## START Information supplied

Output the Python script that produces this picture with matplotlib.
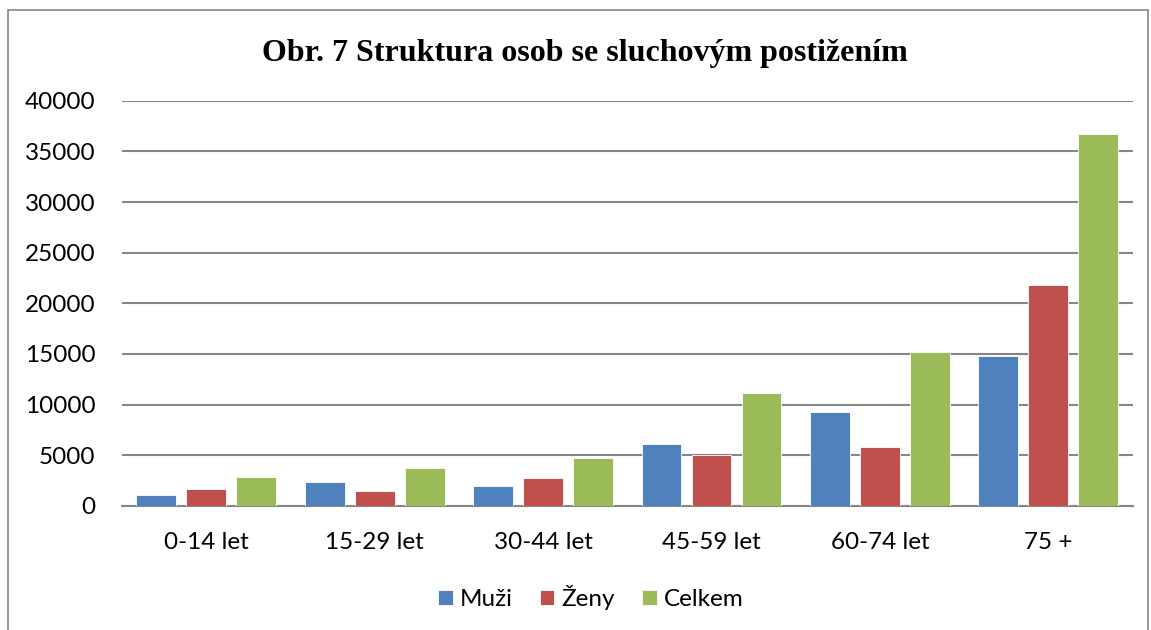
#!/usr/bin/env python3
"""Obr. 7 - struktura osob se sluchovym postizenim."""

import matplotlib.pyplot as plt
from matplotlib.patches import Rectangle
import numpy as np

categories = ['0-14 let', '15-29 let', '30-44 let', '45-59 let', '60-74 let', '75 +']
muzi = [1120, 2370, 1980, 6130, 9320, 14830]
zeny = [1710, 1480, 2730, 5070, 5830, 21810]
celkem = [2900, 3790, 4700, 11170, 15190, 36680]
series_names = ['Muži', 'Ženy', 'Celkem']
colors = ['#4F81BD', '#C0504D', '#9BBB59']
yticks = [0, 5000, 10000, 15000, 20000, 25000, 30000, 35000, 40000]

plt.rcParams['font.family'] = ['Lato', 'DejaVu Sans']
FS = 17.5

fig = plt.figure(figsize=(11.51, 6.30), dpi=100)
ax = fig.add_axes([0.106, 0.197, 0.878, 0.643])

# outer chart frame
fig.patches.append(Rectangle((0.007, -0.05), 0.99, 1.034, transform=fig.transFigure,
                             fill=False, edgecolor='#868686', linewidth=1.2))

x = np.arange(len(categories))
width = 0.237
step = 0.297
for i, (vals, name) in enumerate(zip([muzi, zeny, celkem], series_names)):
    ax.bar(x + (i - 1) * step, vals, width, color=colors[i], label=name,
           edgecolor='white', linewidth=0.6, zorder=3)

ax.set_xlim(-0.5, len(categories) - 0.5)
ax.set_ylim(0, 40000)
ax.set_yticks(yticks)
ax.set_yticklabels([str(t) for t in yticks], fontsize=FS)
ax.set_xticks(x)
ax.set_xticklabels(categories, fontsize=FS)
ax.tick_params(length=0)
ax.tick_params(axis='x', pad=19)
ax.tick_params(axis='y', pad=19)
ax.grid(True, axis='y', color='#868686', linewidth=1.5, zorder=0)
for s in ['left', 'right', 'top']:
    ax.spines[s].set_visible(False)
ax.spines['bottom'].set_color('#868686')
ax.spines['bottom'].set_linewidth(1.5)

fig.text(0.508, 0.915, 'Obr. 7 Struktura osob se sluchovým postižením',
         ha='center', va='center', fontsize=23, fontweight='bold',
         family='Liberation Serif')

ax.legend(loc='center', bbox_to_anchor=(0.464, -0.226), ncol=3, frameon=False,
          fontsize=FS, handlelength=0.6, handleheight=0.6, handletextpad=0.3,
          columnspacing=1.1)

plt.savefig('out.png', dpi=100)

## END Information supplied

- [Short task] Quote the preceding listing precisely and completely, omitting its images.

- [Worked solution]
Output the Python script that produces this picture with matplotlib.
#!/usr/bin/env python3
"""Obr. 7 - struktura osob se sluchovym postizenim."""

import matplotlib.pyplot as plt
from matplotlib.patches import Rectangle
import numpy as np

categories = ['0-14 let', '15-29 let', '30-44 let', '45-59 let', '60-74 let', '75 +']
muzi = [1120, 2370, 1980, 6130, 9320, 14830]
zeny = [1710, 1480, 2730, 5070, 5830, 21810]
celkem = [2900, 3790, 4700, 11170, 15190, 36680]
series_names = ['Muži', 'Ženy', 'Celkem']
colors = ['#4F81BD', '#C0504D', '#9BBB59']
yticks = [0, 5000, 10000, 15000, 20000, 25000, 30000, 35000, 40000]

plt.rcParams['font.family'] = ['Lato', 'DejaVu Sans']
FS = 17.5

fig = plt.figure(figsize=(11.51, 6.30), dpi=100)
ax = fig.add_axes([0.106, 0.197, 0.878, 0.643])

# outer chart frame
fig.patches.append(Rectangle((0.007, -0.05), 0.99, 1.034, transform=fig.transFigure,
                             fill=False, edgecolor='#868686', linewidth=1.2))

x = np.arange(len(categories))
width = 0.237
step = 0.297
for i, (vals, name) in enumerate(zip([muzi, zeny, celkem], series_names)):
    ax.bar(x + (i - 1) * step, vals, width, color=colors[i], label=name,
           edgecolor='white', linewidth=0.6, zorder=3)

ax.set_xlim(-0.5, len(categories) - 0.5)
ax.set_ylim(0, 40000)
ax.set_yticks(yticks)
ax.set_yticklabels([str(t) for t in yticks], fontsize=FS)
ax.set_xticks(x)
ax.set_xticklabels(categories, fontsize=FS)
ax.tick_params(length=0)
ax.tick_params(axis='x', pad=19)
ax.tick_params(axis='y', pad=19)
ax.grid(True, axis='y', color='#868686', linewidth=1.5, zorder=0)
for s in ['left', 'right', 'top']:
    ax.spines[s].set_visible(False)
ax.spines['bottom'].set_color('#868686')
ax.spines['bottom'].set_linewidth(1.5)

fig.text(0.508, 0.915, 'Obr. 7 Struktura osob se sluchovým postižením',
         ha='center', va='center', fontsize=23, fontweight='bold',
         family='Liberation Serif')

ax.legend(loc='center', bbox_to_anchor=(0.464, -0.226), ncol=3, frameon=False,
          fontsize=FS, handlelength=0.6, handleheight=0.6, handletextpad=0.3,
          columnspacing=1.1)

plt.savefig('out.png', dpi=100)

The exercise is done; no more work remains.